Eager, lazy policies and TF2 training

I am trying to figure if i can run rllib with framework=tf2 config with lazy evaluation of the policies. Can I?

So far i have a set of observations w.r.t. policy kinds:

  • framework=tf2 mode is not default.
  • tf2 mode runs “eager” policies, as created by “as_eager” api, in eager (therefore slower) mode. It does not seem to create concrete functions anywhere or take care to prevent tracing churn on the same policy.
  • lazy policies do not work in tf2 mode at all because of compatibility issues.

Any suggestions if there’s any way (or oncoming direction) of training with concrete (lazy) functions in TF2 mode? If there’s a way, how can i do that?

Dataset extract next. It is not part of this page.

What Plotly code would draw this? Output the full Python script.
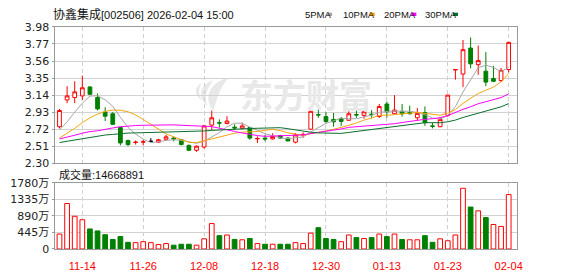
import plotly.graph_objects as go
import pandas as pd

# ---------------- data ----------------
dates = ["11-11", "11-12", "11-13", "11-14", "11-17", "11-18", "11-19", "11-20", "11-21",
         "11-24", "11-25", "11-26", "11-27", "11-28", "12-01", "12-02", "12-03", "12-04",
         "12-05", "12-08", "12-09", "12-10", "12-11", "12-12", "12-15", "12-16", "12-17",
         "12-18", "12-19", "12-22", "12-23", "12-24", "12-25", "12-26", "12-29", "12-30",
         "12-31", "01-05", "01-06", "01-07", "01-08", "01-09", "01-12", "01-13", "01-14",
         "01-15", "01-16", "01-19", "01-20", "01-21", "01-22", "01-23", "01-26", "01-27",
         "01-28", "01-29", "01-30", "02-02", "02-03", "02-04"]

opens = [2.75, 3.08, 3.11, 3.13, 3.24, 3.11, 2.93, 2.91, 2.74, 2.58,
         2.555, 2.56, 2.57, 2.56, 2.595, 2.61, 2.59, 2.52, 2.46, 2.50,
         2.77, 2.80, 2.79, 2.745, 2.73, 2.74, 2.60, 2.61, 2.60, 2.64,
         2.61, 2.56, 2.65, 2.72, 2.90, 2.875, 2.84, 2.85, 2.83, 2.90,
         2.89, 2.905, 2.875, 3.03, 2.91, 2.94, 2.925, 2.86, 2.925, 2.76,
         2.75, 2.89, 3.45, 3.40, 3.72, 3.515, 3.435, 3.345, 3.32, 3.455]
highs = [2.97, 3.25, 3.31, 3.38, 3.25, 3.16, 2.99, 2.93, 2.75, 2.59,
         2.58, 2.59, 2.61, 2.60, 2.65, 2.63, 2.60, 2.53, 2.52, 2.77,
         2.95, 2.84, 2.88, 2.78, 2.80, 2.75, 2.63, 2.65, 2.67, 2.65,
         2.62, 2.67, 2.68, 2.945, 2.965, 2.93, 2.92, 2.87, 2.94, 2.955,
         2.955, 2.955, 3.03, 3.06, 3.14, 3.03, 3.01, 2.98, 3.00, 2.80,
         2.87, 3.145, 3.46, 3.82, 3.85, 3.75, 3.67, 3.50, 3.475, 3.795]
lows = [2.73, 3.04, 3.04, 3.08, 3.14, 2.95, 2.82, 2.77, 2.52, 2.51,
        2.53, 2.52, 2.57, 2.55, 2.59, 2.57, 2.52, 2.45, 2.44, 2.48,
        2.71, 2.74, 2.78, 2.71, 2.72, 2.59, 2.55, 2.57, 2.59, 2.60,
        2.57, 2.545, 2.615, 2.715, 2.86, 2.79, 2.75, 2.76, 2.82, 2.86,
        2.85, 2.86, 2.86, 2.86, 2.90, 2.875, 2.90, 2.83, 2.76, 2.73,
        2.745, 2.87, 3.33, 3.24, 3.47, 3.39, 3.25, 3.30, 3.30, 3.42]
closes = [2.95, 3.13, 3.18, 3.23, 3.15, 2.97, 2.88, 2.78, 2.55, 2.53,
          2.56, 2.565, 2.57, 2.59, 2.625, 2.60, 2.53, 2.46, 2.51, 2.76,
          2.86, 2.795, 2.82, 2.735, 2.76, 2.61, 2.605, 2.60, 2.63, 2.61,
          2.575, 2.65, 2.655, 2.94, 2.895, 2.815, 2.81, 2.815, 2.91, 2.895,
          2.935, 2.90, 3.00, 2.935, 2.955, 2.91, 2.91, 2.915, 2.80, 2.755,
          2.84, 3.14, 3.455, 3.70, 3.525, 3.565, 3.30, 3.31, 3.445, 3.79]

# volume in 万 (10k shares)
volumes = [403, 1226, 882, 788, 540, 488, 385, 257, 334, 180,
           171, 197, 171, 120, 146, 103, 128, 128, 103, 274,
           685, 360, 377, 257, 248, 283, 146, 128, 128, 128,
           128, 171, 146, 428, 574, 283, 257, 197, 377, 308,
           283, 308, 403, 334, 403, 257, 248, 248, 360, 180,
           274, 223, 377, 1637, 1131, 1028, 848, 660, 608, 1466.8891]
vol_red = [1, 1, 1, 1, 0, 0, 0, 0, 0, 0,
           1, 1, 1, 1, 1, 0, 0, 0, 1, 1,
           1, 0, 1, 0, 1, 0, 1, 0, 1, 0,
           0, 1, 1, 1, 0, 0, 0, 1, 1, 0,
           1, 0, 1, 0, 1, 0, 1, 1, 0, 0,
           1, 1, 1, 1, 0, 1, 0, 1, 1, 1]

# moving-average values at the start of the window (need history not shown)
ma5_head = [2.71, 2.81, 2.93, 3.04]
ma10_head = [2.61, 2.665, 2.73, 2.80, 2.86, 2.905, 2.94, 2.955, 2.953]
ma20_head = [2.60, 2.62, 2.645, 2.67, 2.69, 2.70, 2.72, 2.735, 2.75, 2.76,
             2.765, 2.768, 2.77, 2.772, 2.773, 2.773, 2.768, 2.761, 2.754]
ma30_head = [2.555, 2.57, 2.585, 2.60, 2.62, 2.632, 2.648, 2.655, 2.668, 2.672,
             2.674, 2.676, 2.677, 2.679, 2.681, 2.683, 2.685, 2.688, 2.692, 2.698,
             2.705, 2.711, 2.716, 2.72, 2.724, 2.728, 2.731, 2.735, 2.739]

tick_dates = ["11-14", "11-26", "12-08", "12-18", "12-30", "01-13", "01-23", "02-04"]
price_tick_labels = ["2.30", "2.51", "2.72", "2.93", "3.14", "3.35", "3.56", "3.77", "3.98"]
vol_tick_vals = [0, 445, 890, 1335, 1780]
vol_tick_labels = ["0", "445万", "890万", "1335万", "1780万"]

title_name = "协鑫集成"
title_rest = "[002506] 2026-02-04 15:00"
vol_label = "成交量:14668891"
ma_names = ["5PMA", "10PMA", "20PMA", "30PMA"]
ma_colors = ["#a6a6a6", "#f3a40c", "#ff00ff", "#0a6e2e"]

RED = "#ff0000"
GREEN = "#008000"

# ---------------- derived ----------------
W, H = 578, 276
X0, X1 = 55, 522
idx = list(range(len(dates)))
s = pd.Series(closes)


def ma(n, head):
    vals = s.rolling(n).mean().tolist()
    vals[:len(head)] = head
    return vals


mas = [ma(5, ma5_head), ma(10, ma10_head), ma(20, ma20_head), ma(30, ma30_head)]


def px(x):
    return x / W


def py(y):
    return 1 - y / H


fig = go.Figure()

normal = [i for i in idx if opens[i] != closes[i]]
doji = [i for i in idx if opens[i] == closes[i]]

fig.add_trace(go.Candlestick(
    x=[i for i in normal], open=[opens[i] for i in normal], high=[highs[i] for i in normal],
    low=[lows[i] for i in normal], close=[closes[i] for i in normal],
    increasing=dict(line=dict(color=RED, width=1), fillcolor="#ffffff"),
    decreasing=dict(line=dict(color=GREEN, width=1), fillcolor=GREEN),
    whiskerwidth=0, xaxis="x", yaxis="y", hoverinfo="skip"))
if doji:
    fig.add_trace(go.Candlestick(
        x=doji, open=[opens[i] for i in doji], high=[highs[i] for i in doji],
        low=[lows[i] for i in doji], close=[closes[i] for i in doji],
        increasing=dict(line=dict(color="#000000", width=1), fillcolor="#000000"),
        decreasing=dict(line=dict(color="#000000", width=1), fillcolor="#000000"),
        whiskerwidth=0, xaxis="x", yaxis="y", hoverinfo="skip"))

for vals, col in zip(mas, ma_colors):
    fig.add_trace(go.Scatter(x=idx, y=vals, mode="lines", line=dict(color=col, width=1),
                             xaxis="x", yaxis="y", hoverinfo="skip"))

fig.add_trace(go.Bar(
    x=idx, y=volumes, width=0.62,
    marker=dict(color=["#ffffff" if r else GREEN for r in vol_red],
                line=dict(color=[RED if r else GREEN for r in vol_red], width=1)),
    xaxis="x", yaxis="y2", hoverinfo="skip"))

tickvals = [dates.index(d) for d in tick_dates]
left_idx = -(60 - X0) / 7.68
right_idx = left_idx + (X1 - X0) / 7.68

axis_common = dict(showline=True, linecolor="#999999", linewidth=1, mirror=True, zeroline=False)

fig.update_layout(
    width=W, height=H, margin=dict(l=0, r=0, t=0, b=0),
    paper_bgcolor="white", plot_bgcolor="rgba(0,0,0,0)", showlegend=False,
    xaxis=dict(domain=[px(X0), px(X1)], range=[left_idx, right_idx], anchor="y2",
               tickvals=tickvals, ticktext=tick_dates, ticks="", ticklabelstandoff=7,
               tickfont=dict(family="Liberation Sans", size=11, color=RED),
               showgrid=True, gridcolor="#cfcfcf", griddash="4px,3px",
               showline=True, linecolor="#999999", mirror="all", zeroline=False,
               rangeslider=dict(visible=False)),
    yaxis=dict(domain=[py(165), py(22)], range=[2.30, 3.98], anchor="x",
               tickvals=[float(t) for t in price_tick_labels], ticktext=price_tick_labels,
               ticks="outside", ticklen=2, tickcolor="#999999",
               tickfont=dict(family="DejaVu Sans", size=11, color="#222222"),
               showgrid=True, gridcolor="#d2d2d2", **axis_common),
    yaxis2=dict(domain=[py(255), py(185.7)], range=[0, 1780], anchor="x",
                tickvals=vol_tick_vals, ticktext=vol_tick_labels,
                ticks="outside", ticklen=2, tickcolor="#999999",
                tickfont=dict(family="DejaVu Sans, Noto Sans CJK SC", size=11, color="#222222"),
                showgrid=True, gridcolor="#d2d2d2", **axis_common),
)

ann = []
ann.append(dict(x=px(51), y=py(8.5), xref="paper", yref="paper", xanchor="left", yanchor="middle",
                showarrow=False,
                text=f'<span style="font-size:12px">{title_name}</span>{title_rest}',
                font=dict(family="Liberation Sans, Noto Sans CJK SC", size=11, color="#111111")))
ann.append(dict(x=px(57), y=py(177), xref="paper", yref="paper", xanchor="left", yanchor="middle",
                showarrow=False, text=vol_label,
                font=dict(family="Liberation Sans, Noto Sans CJK SC", size=11, color="#111111")))
leg_text_x = [306, 344, 385, 427]
leg_box_x = [330, 373, 415, 457]
shapes = []
for name, tx, bx, col in zip(ma_names, leg_text_x, leg_box_x, ma_colors):
    ann.append(dict(x=px(tx), y=py(8.5), xref="paper", yref="paper", xanchor="left", yanchor="middle",
                    showarrow=False, text=name,
                    font=dict(family="Liberation Sans", size=9.5, color="#111111")))
    shapes.append(dict(type="rect", xref="paper", yref="paper", x0=px(bx), x1=px(bx + 5),
                       y0=py(10.5), y1=py(7), fillcolor=col, line=dict(width=0)))

# watermark
ann.append(dict(x=px(309), y=py(92), xref="paper", yref="paper", xanchor="center", yanchor="middle",
                showarrow=False, text="<b>东方财富</b>",
                font=dict(family="Noto Sans CJK SC", size=33, color="#e8e8e8")))


def pth(points):
    out = []
    for cmd, pts in points:
        coords = " ".join(f"{px(a):.5f},{py(b):.5f}" for a, b in pts)
        out.append(f"{cmd}{coords}")
    return " ".join(out) + " Z"


blades = [
    [("M", [(215, 110)]), ("C", [(205, 96), (211, 80), (231, 75)]), ("C", [(221, 86), (219, 98), (215, 110)])],
    [("M", [(209, 105)]), ("C", [(199, 96), (201, 83), (215, 78)]), ("C", [(208, 88), (206, 96), (209, 105)])],
    [("M", [(204, 99)]), ("C", [(195, 93), (196, 85), (203, 81)]), ("C", [(200, 88), (200, 94), (204, 99)])],
]
for b in blades:
    shapes.append(dict(type="path", xref="paper", yref="paper", path=pth(b),
                       fillcolor="#e8e8e8", line=dict(width=0), layer="below"))

fig.update_layout(annotations=ann, shapes=shapes)

fig.write_html("out.html")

Because right now it seems there’s no point to train with TF2 native at all. The most efficient policies are still the compatibility mode ones.

Thank you.

it seems i missed that there’s eager_tracing config parameter that seems to enable tf.funciton decoration of all eager policy methods. This seems to guarantee lazy execution of eager policies in framework=tfe mode. Am i right? is that the recommended way to work with TF2 training?

Also: how well does it cover all existing algorithms, and was it benchmarked against legacy TF1 compatibility policies? In other words, how safe you guys feel it is to switch to this mode (framework=tfe, eager_tracing=True) from the legacy TF1 policies in rllib 1.3? Thank you.